E Lutero sottolinea: solo in quest’atto di sottomissione o svuotamento dell’egocentrismo umano, diventiamo: «da infelici e superbi dei, uomini veri, cioè bisognosi e peccatori».

Questa è la verità sulla nostra vita, la nostra vera creaturalità: essere peccatori bisognosi. Abbiamo noi bisogno del Signore, non è che lui ha bisogno di noi.

Per Lutero questa è stata una scoperta liberante. Forse sembra strano, ma se penso ai poteri del nostro mondo che cercano tutti in qualche modo di sottometterci, riesco anch’io a cogliere la libertà sapendo che sono sotto il potere di un unico Signore che è però molto diverso di tutti i signori di questo mondo.

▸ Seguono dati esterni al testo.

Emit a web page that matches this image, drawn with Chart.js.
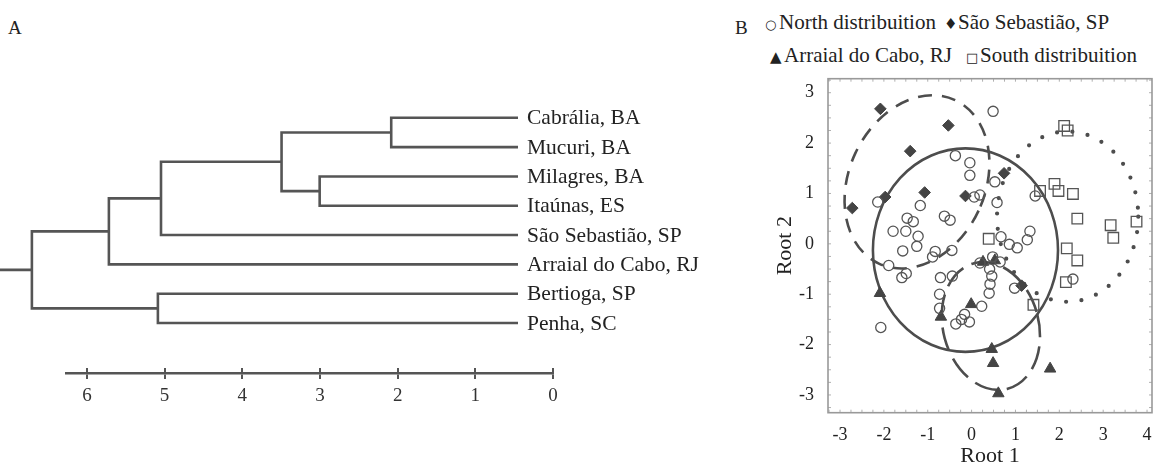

Il nostro testo si trova nel vangelo di Luca nel momento della preparazione a ciò che viene. Vorrei concludere leggendovi invece dallo stesso vangelo la prospettiva escatologica che Luca apre vari capitoli dopo. Anche lì parla del Signore che stavolta è senz’altro da identificare con Dio e i suoi servi e dice: Beati quei servi che il padrone, arrivando, troverà vigilanti! In verità io vi dico che egli si rimboccherà le vesti, li farà mettere a tavola e passerà a servirli. (Lc 12,37)

Questo è il Signore che conosco e al quale mi sottometto volentieri e di pieno cuore sapendo che proprio così acquisto piena libertà.